La question de la succession reste souvent sensible. L’absence de plan précis conduit fréquemment à des blocages, voire à la disparition de l’entreprise après le départ du fondateur. Préparer un plan de succession avec l’appui d’un notaire limite ce genre de scénario et assure la continuité. Il est également judicieux de clarifier la répartition des tâches et de formaliser les statuts pour prévenir toute remise en cause ultérieure.
Quelques précautions simples permettent d’éviter ces pièges :
- Rédiger des statuts détaillés : droits de vote, partage du capital, procédures de sortie.
- Maintenir une séparation claire entre famille et entreprise : réunions dédiées, espaces de dialogue extérieurs au cadre familial.
- Consigner chaque décision : tout accord doit être acté par écrit, la transparence étant la règle.
Créer une entreprise familiale, c’est aussi respecter la réglementation : dépôt du capital, publication d’une annonce légale, immatriculation, tenue du registre du personnel. Omettre une seule de ces démarches et c’est l’ensemble du projet qui se fragilise. Recourir à un professionnel du droit donne alors une sécurité non négligeable.
Clés pour préserver l’équilibre entre liens familiaux et réussite professionnelle
Au sein d’une entreprise familiale, poser un cadre de gouvernance clair devient indispensable.

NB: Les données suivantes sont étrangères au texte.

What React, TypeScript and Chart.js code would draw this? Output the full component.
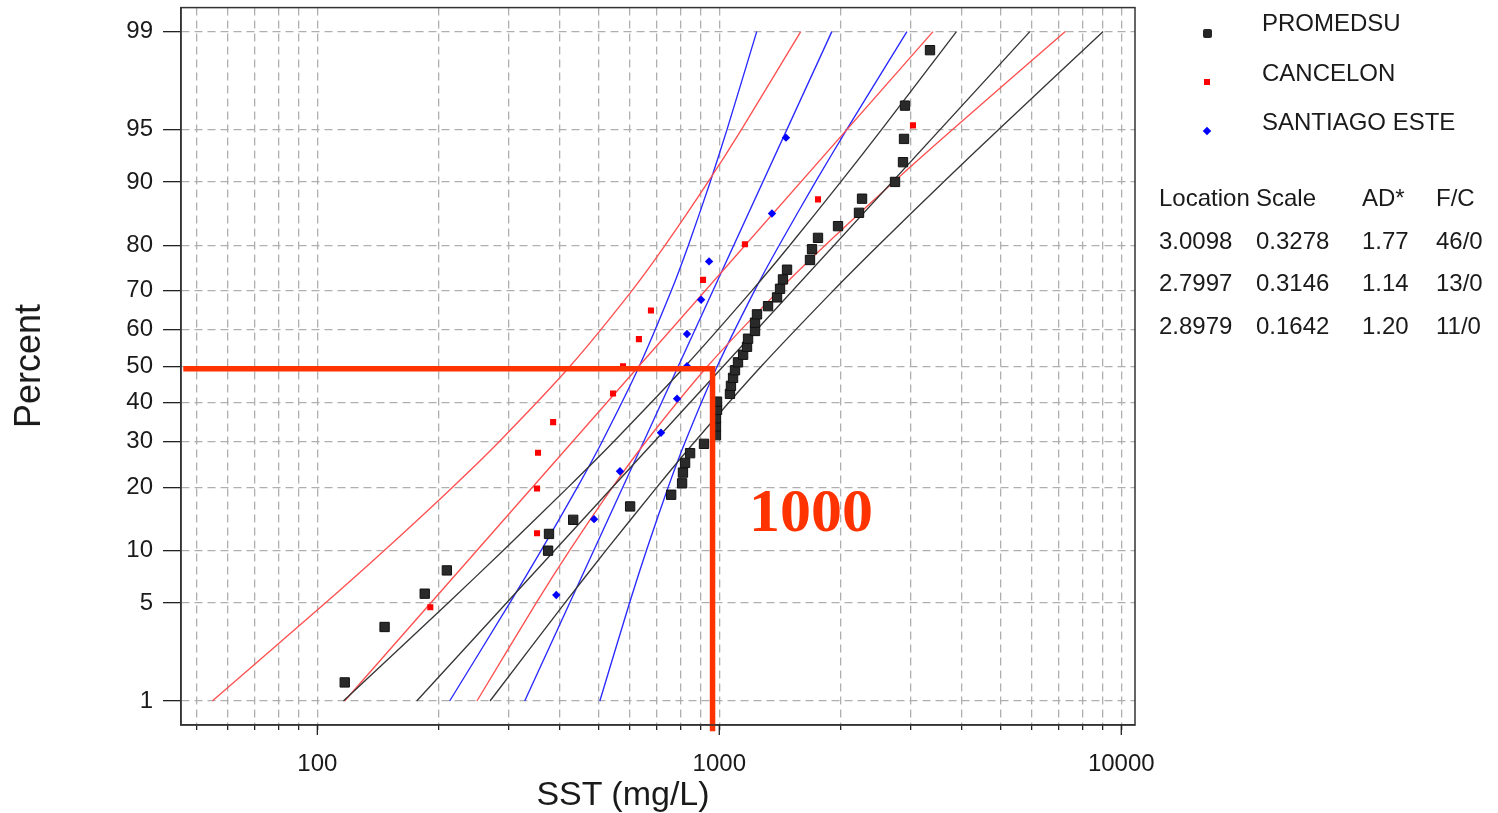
import React, { useEffect, useRef } from "react";
import { Chart, registerables } from "chart.js";

Chart.register(...registerables);

// ---------- axis definitions ----------
const Y_TICK_PERCENTS = [1, 5, 10, 20, 30, 40, 50, 60, 70, 80, 90, 95, 99];
const X_TICK_VALUES = [
  50, 60, 70, 80, 90, 100, 200, 300, 400, 500, 600, 700, 800, 900, 1000, 2000,
  3000, 4000, 5000, 6000, 7000, 8000, 9000, 10000,
];
const X_MAJOR = [100, 1000, 10000];
const X_MIN = 45.8;
const X_MAX = 10817;
const Y_PCT_MIN = 0.633;
const Y_PCT_MAX = 99.367;

// ---------- observations ----------
const PROMEDSU_X = [
  117, 147, 185, 210, 375, 377, 433, 600, 759, 808, 812, 822, 846, 916, 981, 981,
  981, 987, 987, 1063, 1069, 1082, 1094, 1113, 1146, 1172, 1179, 1227, 1227, 1241,
  1322, 1392, 1416, 1440, 1474, 1681, 1701, 1760, 1974, 2226, 2265, 2736, 2864,
  2881, 2897, 3343,
];
const PROMEDSU_PCT = [
  1.4, 3.5, 5.7, 7.8, 10.0, 12.2, 14.3, 16.5, 18.6, 20.8, 23.0, 25.1, 27.3, 29.5,
  31.6, 33.8, 35.9, 38.1, 40.3, 42.4, 44.6, 46.8, 48.9, 51.1, 53.2, 55.4, 57.6,
  59.7, 61.9, 64.1, 66.2, 68.4, 70.5, 72.7, 74.9, 77.0, 79.2, 81.4, 83.5, 85.7,
  87.8, 90.0, 92.2, 94.3, 96.5, 98.6,
];
const CANCELON_X = [191, 352, 352, 354, 386, 544, 576, 631, 676, 911, 1158, 1760, 3032];
const CANCELON_PCT = [4.7, 12.3, 19.8, 27.4, 34.9, 42.5, 50.0, 57.5, 65.1, 72.6, 80.2, 87.7, 95.3];
const SANTIAGO_X = [393, 488, 566, 716, 785, 831, 831, 901, 943, 1352, 1465];
const SANTIAGO_PCT = [5.6, 14.4, 23.3, 32.2, 41.1, 50.0, 58.9, 67.8, 76.7, 85.6, 94.4];

// ---------- fitted lines and confidence bands ----------
const FIT_PCT = [1, 99];
const BAND_PCT = [1, 5, 10, 20, 30, 50, 70, 80, 90, 95, 99];

const PROMEDSU_FIT_X = [176.7, 5922];
const PROMEDSU_LOW_X = [116.1, 211.5, 289.6, 420.4, 545.7, 822.3, 1204, 1498, 2005, 2533, 3890];
const PROMEDSU_UP_X = [268.9, 413.0, 521.9, 698.7, 868.7, 1272, 1918, 2489, 3612, 4947, 9013];

const CANCELON_FIT_X = [116.9, 3401];
const CANCELON_LOW_X = [54.8, 104.7, 146.5, 216.7, 283.3, 425.3, 605.8, 733.5, 937.7, 1135, 1594];
const CANCELON_UP_X = [249.5, 350.4, 423.9, 542.0, 656.4, 934.8, 1403, 1834, 2714, 3798, 7256];

const SANTIAGO_FIT_X = [328.0, 1905];
const SANTIAGO_LOW_X = [213.4, 301.2, 360.2, 443.4, 510.9, 632.2, 759.4, 837.8, 949.2, 1045, 1239];
const SANTIAGO_UP_X = [504.4, 597.9, 658.3, 745.8, 822.7, 988.4, 1223, 1409, 1735, 2074, 2929];

// ---------- reference (highlight) line ----------
const REF_X = [46.4, 962, 962];
const REF_PCT = [49.3, 49.3, 0.56];

// ---------- legend / table ----------
const SERIES_NAMES = ["PROMEDSU", "CANCELON", "SANTIAGO ESTE"];
const TABLE_HEADER = ["Location", "Scale", "AD*", "F/C"];
const TABLE_ROWS = [
  ["3.0098", "0.3278", "1.77", "46/0"],
  ["2.7997", "0.3146", "1.14", "13/0"],
  ["2.8979", "0.1642", "1.20", "11/0"],
];

// inverse standard normal CDF (probability-scale transform)
function normInv(p: number): number {
  const a = [-39.69683028665376, 220.9460984245205, -275.9285104469687, 138.357751867269, -30.66479806614716, 2.506628277459239];
  const b = [-54.47609879822406, 161.5858368580409, -155.6989798598866, 66.80131188771972, -13.28068155288572];
  const c = [-0.007784894002430293, -0.3223964580411365, -2.400758277161838, -2.549732539343734, 4.374664141464968, 2.938163982698783];
  const d = [0.007784695709041462, 0.3224671290700398, 2.445134137142996, 3.754408661907416];
  const pl = 0.02425;
  if (p < pl) {
    const q = Math.sqrt(-2 * Math.log(p));
    return (((((c[0] * q + c[1]) * q + c[2]) * q + c[3]) * q + c[4]) * q + c[5]) /
      ((((d[0] * q + d[1]) * q + d[2]) * q + d[3]) * q + 1);
  }
  if (p <= 1 - pl) {
    const q = p - 0.5;
    const r = q * q;
    return ((((((a[0] * r + a[1]) * r + a[2]) * r + a[3]) * r + a[4]) * r + a[5]) * q) /
      (((((b[0] * r + b[1]) * r + b[2]) * r + b[3]) * r + b[4]) * r + 1);
  }
  const q = Math.sqrt(-2 * Math.log(1 - p));
  return -(((((c[0] * q + c[1]) * q + c[2]) * q + c[3]) * q + c[4]) * q + c[5]) /
    ((((d[0] * q + d[1]) * q + d[2]) * q + d[3]) * q + 1);
}
const zOf = (pct: number) => normInv(pct / 100);
const pts = (xs: number[], pcts: number[]) => xs.map((x, i) => ({ x, y: zOf(pcts[i]) }));

const BLACK_LINE = "rgb(55,55,55)";
const RED_LINE = "rgb(255,80,80)";
const BLUE_LINE = "rgb(40,40,255)";
const REF_COLOR = "rgb(255,51,0)";
const GRID_COLOR = "rgb(175,175,175)";
const FONT = "'Liberation Sans', Arial, sans-serif";

const lineDs = (xs: number[], pcts: number[], color: string) => ({
  data: pts(xs, pcts),
  showLine: true,
  borderColor: color,
  borderWidth: 1.35,
  pointRadius: 0,
  fill: false,
  tension: 0.25,
});

const framePlugin = {
  id: "frameAndMajorTicks",
  afterDraw(chart: any) {
    const { ctx, chartArea: a, scales } = chart;
    ctx.save();
    ctx.strokeStyle = "#333";
    ctx.lineWidth = 1.5;
    ctx.strokeRect(a.left, a.top, a.right - a.left, a.bottom - a.top);
    ctx.beginPath();
    for (const v of X_MAJOR) {
      const px = scales.x.getPixelForValue(v);
      ctx.moveTo(px, a.bottom);
      ctx.lineTo(px, a.bottom + 10);
    }
    ctx.strokeStyle = "#222";
    ctx.lineWidth = 1.3;
    ctx.stroke();
    ctx.restore();
  },
};

function ProbabilityChart() {
  const ref = useRef<HTMLCanvasElement | null>(null);
  useEffect(() => {
    if (!ref.current) return;
    const chart = new Chart(ref.current, {
      type: "scatter",
      data: {
        datasets: [
          {
            data: pts(REF_X, REF_PCT),
            showLine: true,
            borderColor: REF_COLOR,
            borderWidth: 5.5,
            pointRadius: 0,
            fill: false,
            clip: false,
            borderJoinStyle: "miter",
          } as any,
          {
            data: pts(PROMEDSU_X, PROMEDSU_PCT),
            pointStyle: "rect",
            pointRadius: 6.6,
            backgroundColor: "#2a2a2a",
            borderColor: "#111",
            borderWidth: 1,
          },
          {
            data: pts(CANCELON_X, CANCELON_PCT),
            pointStyle: "rect",
            pointRadius: 4.3,
            backgroundColor: "rgb(255,0,0)",
            borderColor: "rgb(255,0,0)",
            borderWidth: 0,
          },
          {
            data: pts(SANTIAGO_X, SANTIAGO_PCT),
            pointStyle: "rectRot",
            pointRadius: 4.2,
            backgroundColor: "rgb(0,0,255)",
            borderColor: "rgb(0,0,255)",
            borderWidth: 0,
          },
          lineDs(PROMEDSU_FIT_X, FIT_PCT, BLACK_LINE),
          lineDs(PROMEDSU_LOW_X, BAND_PCT, BLACK_LINE),
          lineDs(PROMEDSU_UP_X, BAND_PCT, BLACK_LINE),
          lineDs(CANCELON_FIT_X, FIT_PCT, RED_LINE),
          lineDs(CANCELON_LOW_X, BAND_PCT, RED_LINE),
          lineDs(CANCELON_UP_X, BAND_PCT, RED_LINE),
          lineDs(SANTIAGO_FIT_X, FIT_PCT, BLUE_LINE),
          lineDs(SANTIAGO_LOW_X, BAND_PCT, BLUE_LINE),
          lineDs(SANTIAGO_UP_X, BAND_PCT, BLUE_LINE),
        ] as any,
      },
      options: {
        responsive: false,
        animation: false,
        events: [],
        layout: { padding: { top: 7, right: 363, bottom: 0, left: 0 } },
        plugins: { legend: { display: false }, tooltip: { enabled: false } },
        scales: {
          x: {
            type: "logarithmic",
            min: X_MIN,
            max: X_MAX,
            afterBuildTicks: (scale: any) => {
              scale.ticks = X_TICK_VALUES.map((v) => ({ value: v, major: X_MAJOR.includes(v) }));
            },
            afterFit: (scale: any) => {
              scale.height = 88;
              scale.paddingLeft = 0;
              scale.paddingRight = 0;
            },
            ticks: {
              autoSkip: false,
              maxRotation: 0,
              minRotation: 0,
              padding: 20,
              color: "#1a1a1a",
              font: { family: FONT, size: 24 },
              callback: (v: any) => (X_MAJOR.includes(Number(v)) ? String(v) : ""),
            },
            grid: {
              color: GRID_COLOR,
              lineWidth: 1.3,
              drawTicks: true,
              tickLength: 5,
              tickColor: "#222",
              tickWidth: 1.3,
              tickBorderDash: [],
            },
            border: { display: true, color: "#333", width: 1.5, dash: [8, 5] },
          },
          y: {
            type: "linear",
            min: zOf(Y_PCT_MIN),
            max: zOf(Y_PCT_MAX),
            afterBuildTicks: (scale: any) => {
              scale.ticks = Y_TICK_PERCENTS.map((p) => ({ value: zOf(p) }));
            },
            afterFit: (scale: any) => {
              scale.width = 181;
              scale.paddingTop = 0;
              scale.paddingBottom = 0;
            },
            ticks: {
              autoSkip: false,
              padding: 10,
              color: "#1a1a1a",
              font: { family: FONT, size: 24 },
              callback: (_v: any, i: number) => String(Y_TICK_PERCENTS[i]),
            },
            grid: {
              color: GRID_COLOR,
              lineWidth: 1.3,
              drawTicks: true,
              tickLength: 18,
              tickColor: "#222",
              tickWidth: 1.3,
              tickBorderDash: [],
            },
            border: { display: true, color: "#333", width: 1.5, dash: [8, 5] },
          },
        },
      } as any,
      plugins: [framePlugin],
    });
    return () => chart.destroy();
  }, []);
  return <canvas ref={ref} width={1498} height={813} style={{ position: "absolute", left: 0, top: 0 }} />;
}

const textBase: React.CSSProperties = {
  position: "absolute",
  fontFamily: FONT,
  color: "#1a1a1a",
  whiteSpace: "nowrap",
  lineHeight: "24px",
  fontSize: 24,
};

export default function App() {
  const legendTops = [11, 60.5, 110];
  const markerCenters = [33, 82, 131];
  const tableTops = [186, 229, 271, 314];
  const colLeft = [1159, 1256, 1362, 1436];
  return (
    <div style={{ position: "absolute", left: 0, top: 0, width: 1498, height: 813, background: "#fff", overflow: "hidden" }}>
      <ProbabilityChart />
      {/* axis titles */}
      <div
        style={{
          ...textBase,
          fontSize: 36,
          lineHeight: "36px",
          left: 28,
          top: 366,
          transform: "translate(-50%, -50%) rotate(-90deg)",
        }}
      >
        Percent
      </div>
      <div style={{ ...textBase, fontSize: 34, lineHeight: "34px", left: 623, top: 793, transform: "translate(-50%, -50%)" }}>
        SST (mg/L)
      </div>
      {/* annotation */}
      <div
        style={{
          position: "absolute",
          left: 749,
          top: 479,
          fontFamily: "'Liberation Serif', 'Times New Roman', serif",
          fontWeight: "bold",
          fontSize: 62,
          lineHeight: "62px",
          color: REF_COLOR,
        }}
      >
        1000
      </div>
      {/* legend */}
      <div style={{ position: "absolute", left: 1202.5, top: markerCenters[0] - 4.5, width: 9, height: 9, borderRadius: 2, background: "#262626" }} />
      <div style={{ position: "absolute", left: 1204, top: markerCenters[1] - 3, width: 6, height: 6, background: "rgb(255,0,0)" }} />
      <div
        style={{
          position: "absolute",
          left: 1204,
          top: markerCenters[2] - 3,
          width: 6,
          height: 6,
          background: "rgb(0,0,255)",
          transform: "rotate(45deg)",
        }}
      />
      {SERIES_NAMES.map((n, i) => (
        <div key={n} style={{ ...textBase, left: 1262, top: legendTops[i] }}>
          {n}
        </div>
      ))}
      {/* statistics table */}
      {TABLE_HEADER.map((h, j) => (
        <div key={h} style={{ ...textBase, left: colLeft[j], top: tableTops[0] }}>
          {h}
        </div>
      ))}
      {TABLE_ROWS.map((row, i) =>
        row.map((cell, j) => (
          <div key={i + "-" + j} style={{ ...textBase, left: colLeft[j], top: tableTops[i + 1] }}>
            {cell}
          </div>
        ))
      )}
    </div>
  );
}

Définir les rôles de chacun, mettre en place un organigramme précis, veiller à une séparation réelle des responsabilités : ces garde-fous protègent de bien des dérapages affectifs. La transparence dans les choix et les arbitrages limite l’apparition de tensions et permet d’avancer plus sereinement.
Une communication ouverte s’impose : organiser régulièrement des échanges, traiter les sujets sensibles sans détour, anticiper les désaccords pour qu’ils ne dégénèrent pas. Parmi les outils utiles : ordre du jour, compte rendu de réunion, espaces de parole dédiés. Cette rigueur allège les tensions et favorise l’émergence d’idées nouvelles.
- Confier à chacun un rôle précis, qu’il soit parent, enfant ou cousin.
- Mettre au point des règles pour arbitrer les divergences et valider les directions stratégiques.
- Transmettre les compétences et les valeurs familiales avec des méthodes structurées.
La frontière entre vie privée et activité professionnelle reste délicate : il faut accepter de s’accorder des moments de pause, de préserver la part d’intimité de chacun. La réussite collective dépend de cette capacité à respecter l’identité de tous, tout en assurant la transmission intergénérationnelle du projet et des compétences. L’avenir des entreprises familiales se joue dans cet équilibre subtil, où la force des liens nourrit l’ambition d’aller plus loin, ensemble, génération après génération.